В самой же стране все недостатки были «отдельными», трудности жизни — «временными», повсюду царили полное счастье и законность. С последним, впрочем, не согласились даже сокамерники — свои дела они считали как раз ее «нарушением».
Все же мне предложили отличную верхнюю шконку у окна.
— Что за камера? — улучив минуту, спросил я у молодого парня в очках.
— Для сотрудников. Бывших сотрудников МВД, прокуратуры и вообще… органов.
— Ты тоже сотрудник?
— Нет, я студент, — успокоил он меня. — У меня отец — майор милиции. Он меня сюда и устроил.
Студента звали Игорь, и он рассказал мне об обитателях камеры. Споривший со мной мужчина был в прежней жизни судьей мелкого уральского городка, по фамилии Сизмин. Вместе с начальником городской милиции и директором единственного в городе ресторана Сизмин организовал своего рода частную фирму с государственным участием. Она занималась тем, что — в зависимости от точки зрения — можно было назвать строительными работами на аутсорсинге либо организацией рабского труда.
Начальник милиции собирал по городу пьяных, а Сизмин оформлял им административный арест на 10–15 суток якобы за хулиганство. Арестованные трудились на ремонте ресторана, а его директор оформлял их работу как будто бы выполненную бригадой вольных строителей. Полученные на подставных лиц деньги партнеры делили.
Никто из арестованных не жаловался, и афера прошла бы незаметно, если бы не любовница Сизмина: женщина устала ждать, когда он разведется и женится на ней. Она и решила поставить в отношениях жирную точку в форме доноса — отправив своего любовника на нары на восемь лет.
Вместе с Сизминым там же оказались начальник милиции и директор ресторана, причем последнему досталось больше всех. Видимо, поскольку он не был ни судьей, ни полицейским — зато был евреем, — то получил десять лет.
Рядом с Сизминым обитал его молодой коллега — если не по профессии, то по статье уголовного кодекса — следователь прокуратуры, бравший деньги за закрытие уголовных дел.
Мужчина, которого я принял за уголовника, оказался сержантом милиции, бывшим участковым, причем он был из Самары. Его преступление оказалось самым тяжким — двойное убийство. Сержант взял взаймы у своего знакомого из Челябинска 400 рублей — что было чуть больше двух его месячных зарплат. Эти деньги сержант возвращать не захотел.

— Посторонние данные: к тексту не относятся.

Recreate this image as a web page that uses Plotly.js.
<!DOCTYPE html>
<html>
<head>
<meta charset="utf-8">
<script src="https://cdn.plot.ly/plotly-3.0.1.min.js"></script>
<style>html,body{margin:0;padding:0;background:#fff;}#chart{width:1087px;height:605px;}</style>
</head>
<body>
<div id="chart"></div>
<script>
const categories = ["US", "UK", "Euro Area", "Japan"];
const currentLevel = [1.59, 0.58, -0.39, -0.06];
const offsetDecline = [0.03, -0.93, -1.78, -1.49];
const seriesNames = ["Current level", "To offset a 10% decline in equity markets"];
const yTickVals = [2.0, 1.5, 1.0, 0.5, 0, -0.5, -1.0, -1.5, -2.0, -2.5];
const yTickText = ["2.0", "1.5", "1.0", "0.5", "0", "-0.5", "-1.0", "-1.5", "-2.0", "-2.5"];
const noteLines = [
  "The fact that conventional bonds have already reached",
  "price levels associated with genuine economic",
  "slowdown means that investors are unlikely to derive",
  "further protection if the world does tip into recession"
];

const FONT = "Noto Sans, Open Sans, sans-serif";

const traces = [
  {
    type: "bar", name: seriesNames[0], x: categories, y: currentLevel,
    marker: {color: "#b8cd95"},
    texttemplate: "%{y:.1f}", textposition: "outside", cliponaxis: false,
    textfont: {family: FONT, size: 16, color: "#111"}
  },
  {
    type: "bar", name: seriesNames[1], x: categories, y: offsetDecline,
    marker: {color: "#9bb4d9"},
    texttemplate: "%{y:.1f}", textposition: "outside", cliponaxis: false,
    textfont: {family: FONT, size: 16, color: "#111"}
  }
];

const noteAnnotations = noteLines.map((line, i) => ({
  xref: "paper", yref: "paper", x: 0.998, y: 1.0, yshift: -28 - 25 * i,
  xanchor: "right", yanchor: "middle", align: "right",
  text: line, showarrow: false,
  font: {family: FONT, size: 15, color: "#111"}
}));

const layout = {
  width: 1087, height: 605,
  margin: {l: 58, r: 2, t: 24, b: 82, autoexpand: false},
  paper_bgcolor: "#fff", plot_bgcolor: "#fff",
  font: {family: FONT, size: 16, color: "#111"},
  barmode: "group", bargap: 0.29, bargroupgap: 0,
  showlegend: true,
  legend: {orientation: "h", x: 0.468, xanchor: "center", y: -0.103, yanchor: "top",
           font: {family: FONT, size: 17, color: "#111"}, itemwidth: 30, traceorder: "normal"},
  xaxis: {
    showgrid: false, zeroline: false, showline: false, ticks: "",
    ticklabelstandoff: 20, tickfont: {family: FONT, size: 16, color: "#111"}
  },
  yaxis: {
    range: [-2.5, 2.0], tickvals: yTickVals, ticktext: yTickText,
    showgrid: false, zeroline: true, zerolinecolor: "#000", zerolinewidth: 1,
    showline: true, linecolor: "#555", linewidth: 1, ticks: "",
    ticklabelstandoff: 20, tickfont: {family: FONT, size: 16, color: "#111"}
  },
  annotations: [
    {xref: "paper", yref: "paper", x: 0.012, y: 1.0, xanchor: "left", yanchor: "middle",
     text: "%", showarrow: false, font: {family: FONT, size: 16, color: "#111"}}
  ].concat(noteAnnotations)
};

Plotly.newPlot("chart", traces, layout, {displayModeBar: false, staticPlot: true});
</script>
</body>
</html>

Приехав к своему кредитору, милиционер его зарезал, потом зарезал и свидетельницу — жену убитого, после чего дом поджег.
Его уголовное дело было сильно запутано: никаких доказательств вины, кроме признания самого убийцы, в нем не было. Посмертная экспертиза отнесла убийство ко времени на несколько часов раньше, и на это у обвиняемого было твердое алиби. Теперь он сидел и никак не мог понять, зачем он сознался, когда его допрашивали всего лишь как свидетеля — тем более что о психологических приемах следствия он и сам знал все.
Думаю, Достоевский нашел бы в его действиях присущее русскому человеку стремление к справедливости даже ценой благополучия и свободы. Я все же решил, что сержанта подвела привычка двигаться по команде. Так что, когда была дана команда «давать правдивые показания», он это и сделал.